Traditionally, you would expect the strong, gun-wielding agent to be a man and the person baby-sitting their father and trying to repair their relationship to be a woman. But in Fringe it is the other way around. I love that! I think it is great to see characters that are a bit different to the norm. Their gender is obviously part of what makes them who they are, but it doesn't limit them or lock them into stereotypes. Just like real people.

To my mind men and women are different in many ways. Physically and mentally we have different strengths and weaknesses. But the same is true about people in general. Some people are smarter than others. Some are better at maths, some are better at drawing. Unfortunately when it comes to gender there are still issues out there with regards to equal opportunities, equal pay etc. A large TV show having characters that break the gender stereotypes while still being of their gender is a great thing.

When I say "of their gender" I mean that the character is not portrayed as overly being / trying to be like the other gender. Using examples from Fringe, Olivia is a very strong person, she has to be in such a tough job. But that doesn't mean that she has to masculinise herself to do a good job. She has long hair (though usually pulled back - understandably, you don't want hair messing up your aim), wears some make-up - does girly things with her sister and niece. Peter seems to have no issue that Olivia is the leader of their little team. He follows her orders and does not carry a gun. If there is any defending to do it usually falls to Olivia and/or other agents as he is not trained for it. And he is baby-sitting his bonkers dad 24/7. But he is still very much a man.

The more of that kind of thing enters our everyday culture, the better it will be. The more natural it will be for people to assume that women and men are not limited by their gender in what they want to work with / spend their free time doing.

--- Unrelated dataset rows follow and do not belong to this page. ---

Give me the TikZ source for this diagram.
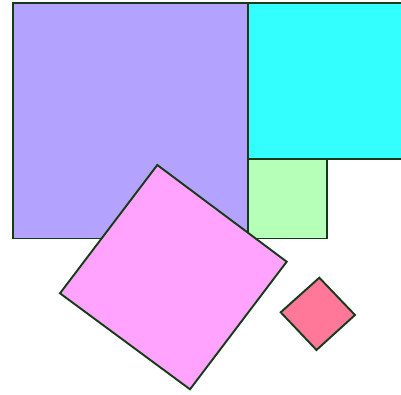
\documentclass[tikz,border=0pt]{standalone}
\begin{document}
\begin{tikzpicture}[x=1pt,y=-1pt]
\definecolor{cpurple}{HTML}{B3A3FF}
\definecolor{ccyan}{HTML}{33FFFF}
\definecolor{cgreen}{HTML}{B5FFB9}
\definecolor{cpink}{HTML}{FFA3FF}
\definecolor{cred}{HTML}{FF7799}
\definecolor{cedge}{HTML}{153A18}
\useasboundingbox (0,0) rectangle (401,395);
\clip (0,0) rectangle (401,395);
\tikzset{shp/.style={draw=cedge, line width=1.9pt, line join=miter}}
\filldraw[shp, fill=cpurple] (12.7,3.3) rectangle (248,238.5);
\filldraw[shp, fill=ccyan] (248,3.3) rectangle (410,159);
\filldraw[shp, fill=cgreen] (248,159) rectangle (327.3,238.5);
\filldraw[shp, fill=cpink] (157.3,165) -- (286.7,261.7) -- (190,389.3) -- (60,293.3) -- cycle;
\filldraw[shp, fill=cred] (319.3,277.7) -- (355,315) -- (316.5,350) -- (280.7,312.3) -- cycle;
\end{tikzpicture}
\end{document}
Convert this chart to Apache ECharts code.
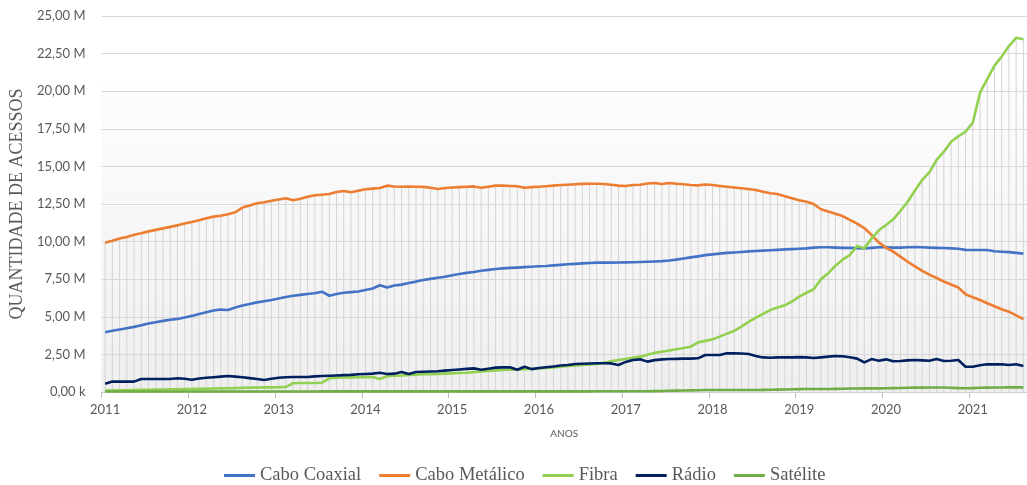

Being a female that likes computer games and gadgets is viewed by many as unusual as they go with the geek stereotype being all male. Out of the people that I know that have such interests I would say that the majority are male, but it is not a huge majority by any means. And it wouldn't surprise me if there are a lot of girls out there that have the interests but keep it private. As with many other things people will make judgements about you based purely on that one facet of your interests.

26 May 2010

Harry Dresden


I stumbled across the first of the Dresden files, Storm Front, a few years ago and was seriously disappointed when I got to the end of the lot that was currently published. They are incredibly more-ish - not helped by the fact that once you start one you cannot put it down, so you finish them at warp-speed.

I finished book 11, Turn Coat, the other week and I'm already drooling after the next one. I could actually get my hands on the hard-cover version of Changes, but I love the look of the paperbacks I've got so I'm going to try to stay disciplined. Time will tell I guess.

If you haven't read them, I cannot recommend them highly enough. It's hard to describe them in a way that does them justice though.

It's all written in first person from Harry's point of view, but don't let that put you off. I normally don't like that style at all, but it is done really well. The pace of the books is one to leave you breathless. You get sucked in and they are absolutely impossible to put down, each chapter leaves you wanting to know what happens next.

What it is about? Well, that is a good question. Harry is an impoverised private investigator, who also happens to be a wizard (the only one in the yellow pages, so he says). The whole magic, supernatural thing is introduced in a very believeable way. Like most series, the first few books are quite stand-alone (though of course reading them in order does make things make more sense) - but by book 11 there is a huge amount of overarching side-plots going on as well.

Weaving a complex tapestry is the phrase that comes to mind. However, even with reading one book a year there is never any problem getting back into who is who or what is what as the author does slip in little comments to jog your memory in each book. Amazingly, these little reminders never feel forced or out of place. As a writer-wannabe I truly admire the ease with which he slips in these little things to help out the memory of old readers and quickly explain stuff to newcomers.

Anyways, I guess it is back to re-reading Eddings for the fifty-eleventh time while I wait for the next Dresden paperback. At least I now have a shiny new set of the Belgariad, Malloreon, Elenium and Tamuli. (Asked for the lot for my birthday as our current copies have been so well-read they were falling to pieces.)